A: The metal chemistry is really fun and very gratifying. I take a metal that's dissolved in a solvent and a ligand that's in its own solvent and combine the two. When they react they cause a color change. Lately I get color changes from yellow to orange or purple, and it's gratifying to see immediately that the experiment worked. The color change comes from the d-orbital electrons of the metal. Transition metals tend to make colored compounds when the ligand gets complexed to the metal. So what you're seeing is the electronic exchange of the bond causing the color change. Also, another cool thing I'm working on in lab is the X-ray Crystallography and I managed to get three new structures last week.

Q: Is there anything in particular you want to study in the future or during your PhD?

A: I'm particularly interested in the design of new metal complexes that would have different applications in several different fields of chemistry. A lot of metal complexes are used as catalysts for organic chemistry and I think it's interesting to work on the design of these new catalysts. There are catalysts used in chemistry that can be particularly difficult to handle and are unstable. If it's possible to get the same results using a different catalyst that's easier to work with that could be used instead of some of the compounds that are harder to work with.


Q: Is there any experience during your research that has been defining?

A: One thing I've learned from science is the importance of being flexible and be careful when making plans because a lot of the time science will turn around and squash those plans. Recently I managed to synthesize three new compounds that I hadn't been able to make since July so I spent months troubleshooting why it wasn't working. It's really important not to let yourself get frustrated to the point of giving up but instead turn that frustration to motivation to find what the problem is


Q: In this phase where you're nearing the end of your Master's and waiting to hear back from applications to PhD programs, what advice would you have for someone else who's in the same position.

A: The greatest thing for me has been a really good support system.

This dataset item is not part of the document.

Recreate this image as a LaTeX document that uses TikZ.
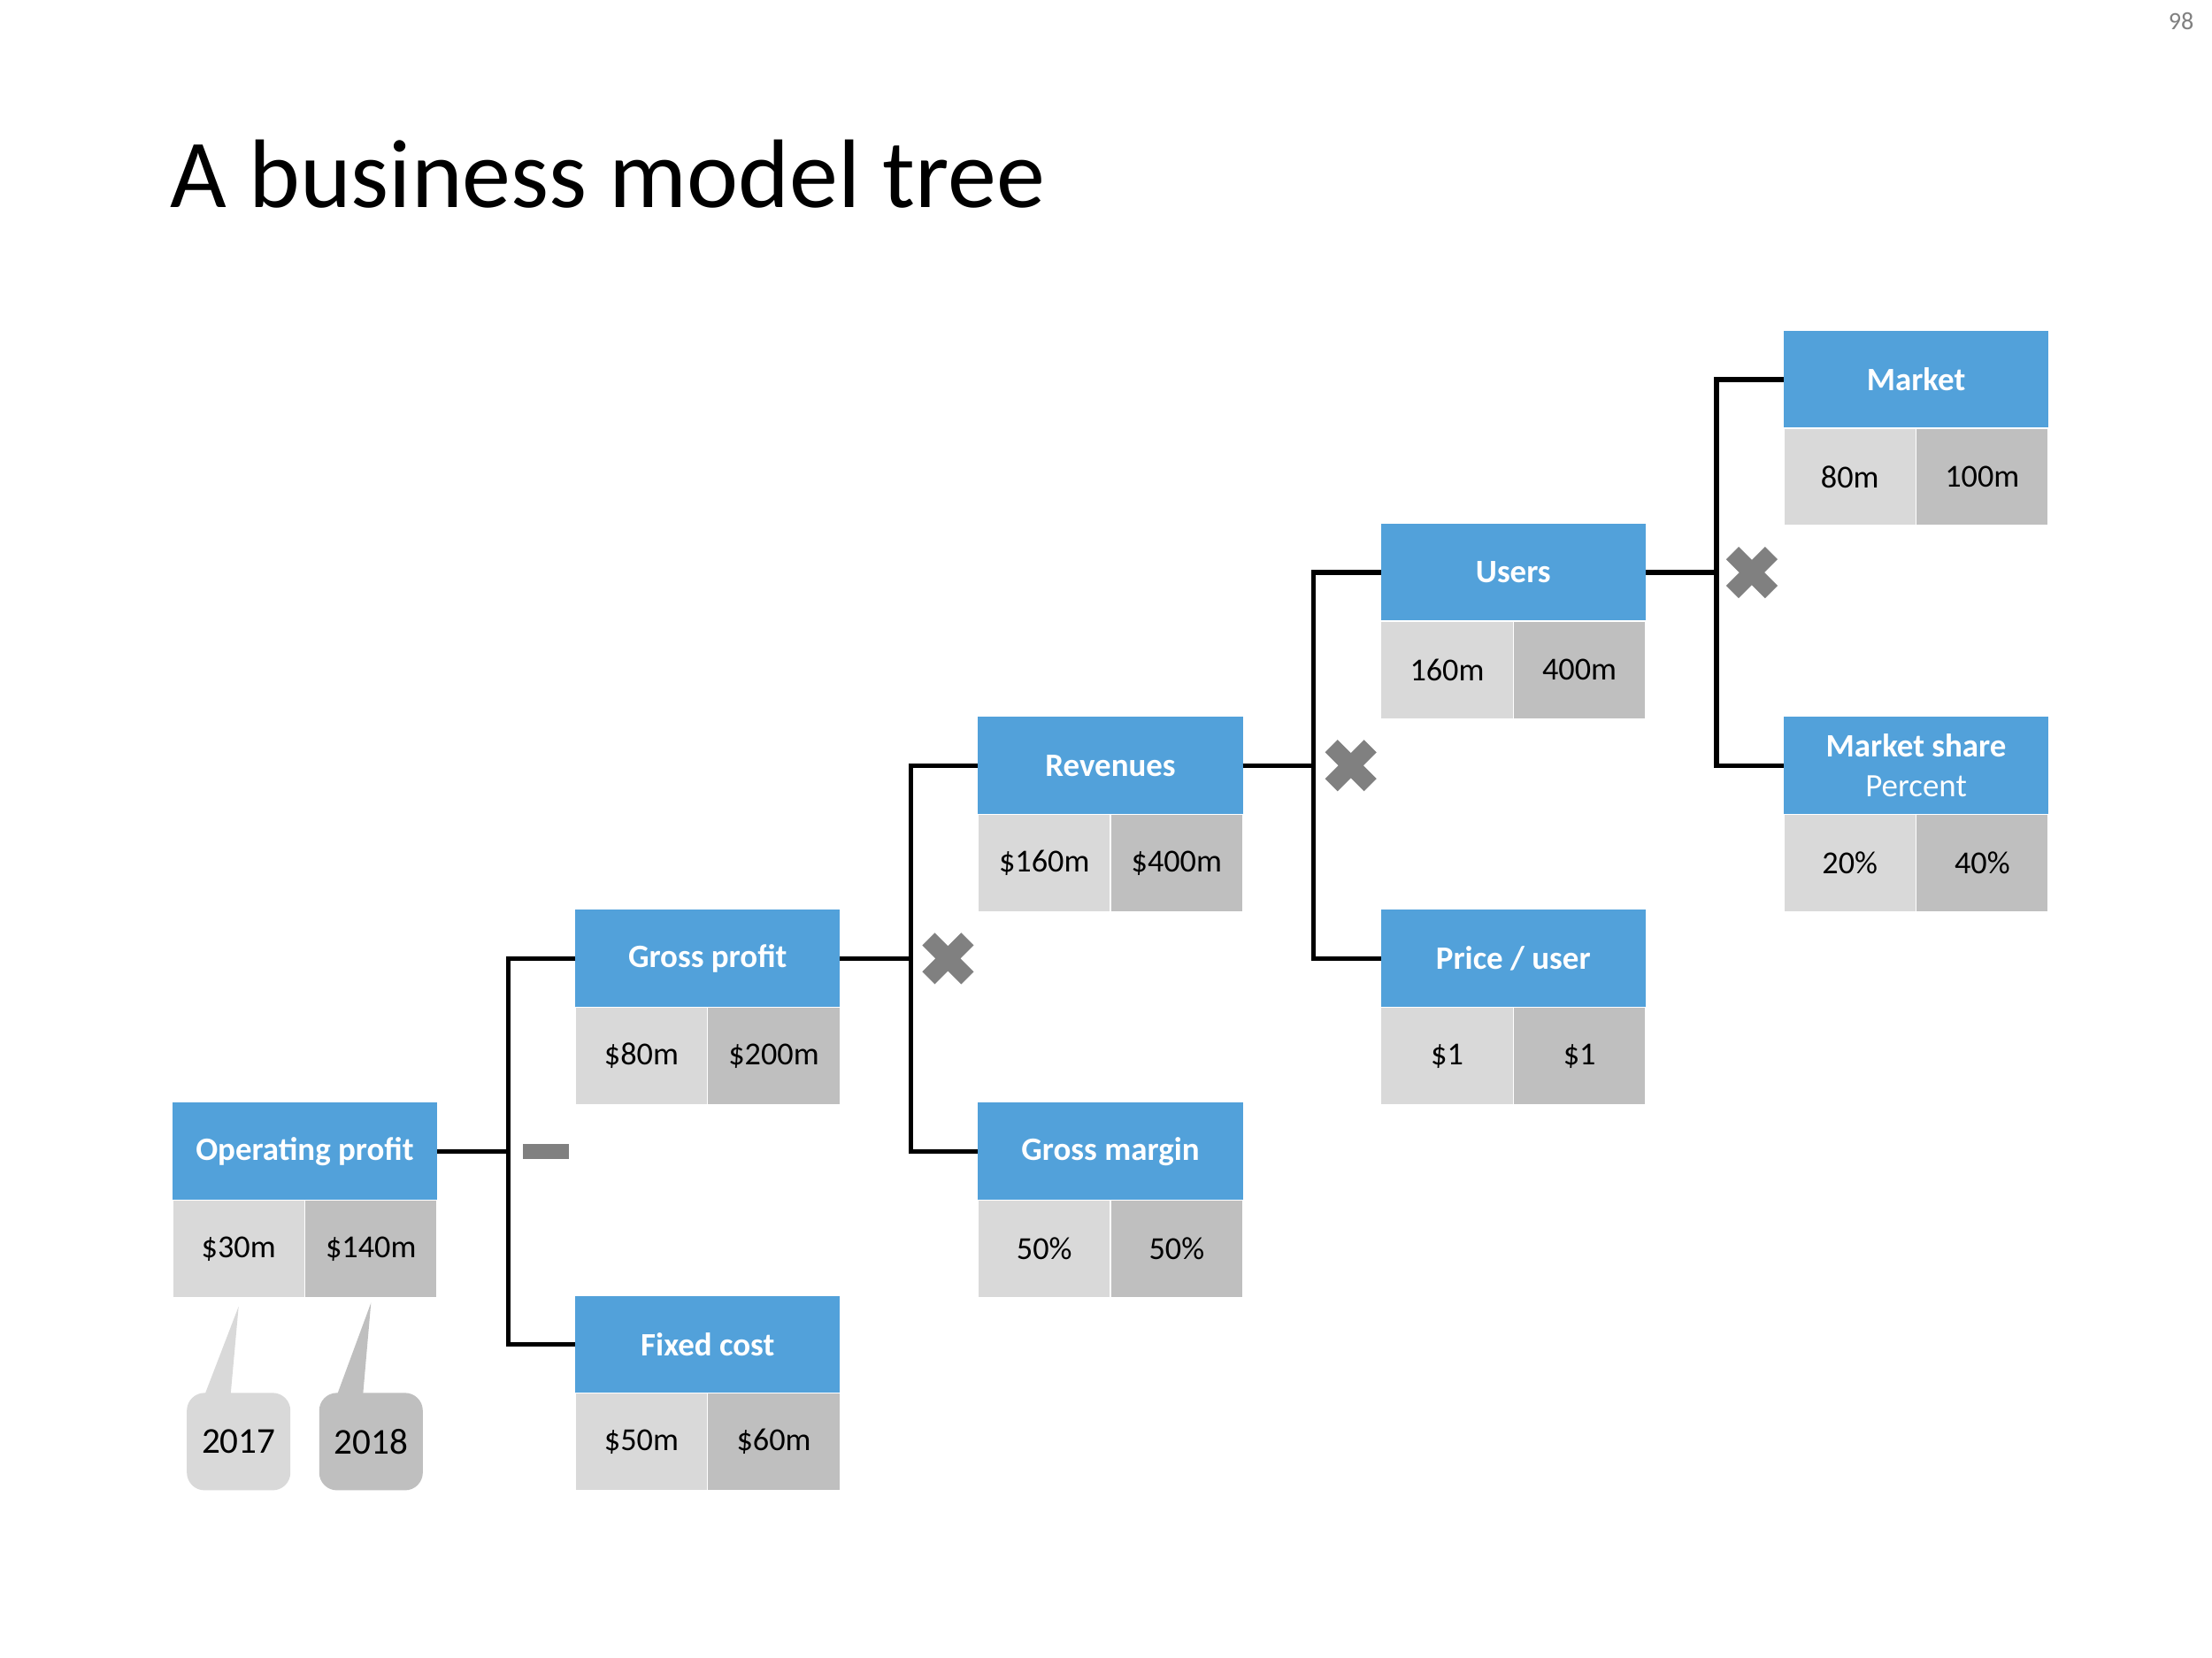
\documentclass[tikz,border=0pt]{standalone}
\usepackage{fontspec}
\setmainfont{Carlito}
\usepackage{tikz}
\usetikzlibrary{positioning,shapes.misc}
\definecolor{headblue}{RGB}{82,161,218}
\definecolor{cellA}{RGB}{217,217,217}
\definecolor{cellB}{RGB}{191,191,191}
\definecolor{signgray}{RGB}{128,128,128}

\begin{document}
\begin{tikzpicture}[x=0.01cm,y=0.01cm,
  head/.style={rectangle,fill=headblue,text=white,align=center,minimum width=2.99cm,minimum height=1.1cm,inner sep=0pt,outer sep=0pt,font=\fontsize{10.5}{12.6}\selectfont\bfseries},
  lo/.style={rectangle,fill=cellA,draw=white,line width=0.4pt,minimum width=1.495cm,minimum height=1.1cm,inner sep=0pt,outer sep=0pt,font=\fontsize{10.3}{12}\selectfont},
  hi/.style={lo,fill=cellB},
  year/.style={rectangle,rounded corners=0.2cm,minimum width=1.17cm,minimum height=1.1cm,inner sep=0pt,font=\fontsize{11.7}{14}\selectfont},
  times/.style={cross out,draw=signgray,line width=0.2cm,minimum size=0.44cm,inner sep=0pt,outer sep=0pt},
  minus/.style={rectangle,fill=signgray,minimum width=0.52cm,minimum height=0.17cm,inner sep=0pt},
  level distance=4.55cm, sibling distance=4.36cm, grow'=right,
  edge from parent/.style={draw,line width=1.5pt},
  edge from parent path={(\tikzparentnode.east) -- ++(0.8cm,0) |- (\tikzchildnode.west)}]
  \path[fill=white,use as bounding box] (0,0) rectangle (2500,-1874);

  % title and page number
  \node[anchor=base west,inner sep=0pt,font=\fontsize{31.3}{36}\selectfont] (title) at (192,-235) {A business model tree};
  \node[text=signgray,font=\fontsize{8}{10}\selectfont] (page) at (2465,-24) {98};

  % the tree
  \node[head] (op) at (344.5,-1301.5) {Operating profit}
    child {node[head] (gp) {Gross profit}
      child {node[head] (rev) {Revenues}
        child {node[head] (users) {Users}
          child {node[head] (market) {Market}}
          child {node[head] (share) {Market share\\\mdseries Percent}}
        }
        child {node[head] (price) {Price / user}}
      }
      child {node[head] (margin) {Gross margin}}
    }
    child {node[head] (fixed) {Fixed cost}};

  % values for both years
  \foreach \n/\a/\b in {op/\$30m/\$140m, gp/\$80m/\$200m, fixed/\$50m/\$60m,
      rev/\$160m/\$400m, margin/50\%/50\%, users/160m/400m, price/\$1/\$1,
      market/80m/100m, share/20\%/40\%}
  {
    \node[lo,anchor=north west] (\n-a) at (\n.south west) {\a};
    \node[hi,anchor=north east] (\n-b) at (\n.south east) {\b};
  }

  % operators
  \node[minus] (sub) at ([xshift=1.23cm]op.east) {};
  \node[times] (mul1) at ([xshift=1.22cm]gp.east) {};
  \node[times] (mul2) at ([xshift=1.22cm]rev.east) {};
  \node[times] (mul3) at ([xshift=1.2cm]users.east) {};

  % year callouts
  \node[year,fill=cellA,below=1.07cm of op-a] (y17) {2017};
  \node[year,fill=cellB,below=1.07cm of op-b] (y18) {2018};
  \fill[cellA] ([xshift=-0.38cm,yshift=-0.02cm]y17.north) -- ([xshift=-0.09cm,yshift=-0.02cm]y17.north) -- ([yshift=-0.1cm]op-a.south) -- cycle;
  \fill[cellB] ([xshift=-0.38cm,yshift=-0.02cm]y18.north) -- ([xshift=-0.09cm,yshift=-0.02cm]y18.north) -- ([yshift=-0.06cm]op-b.south) -- cycle;
\end{tikzpicture}
\end{document}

It's important to find a good support system and talk to other people. Also, when things are really difficult, remember the things that are fun in what you do

Q: In moments where experiments fail and things are working, what do you think is the best approach to take?

A: I mentioned before that for the long term it's good to let your frustration serve as motivation for getting things to  work. But in the short term it can be really helpful to just take a step back for the day, Just walk away from what you're working on, go home, decompress, have a glass of wine, and let it go. There's always tomorrow. Stepping back let's the frustration die down and you can refocus for the next day.


I want to say a huge thank you to Julia for stepping up to share her experience in science and grad school! It was such a great opportunity to get to meet you and learn so many new things about doing research in chemistry. Best of luck!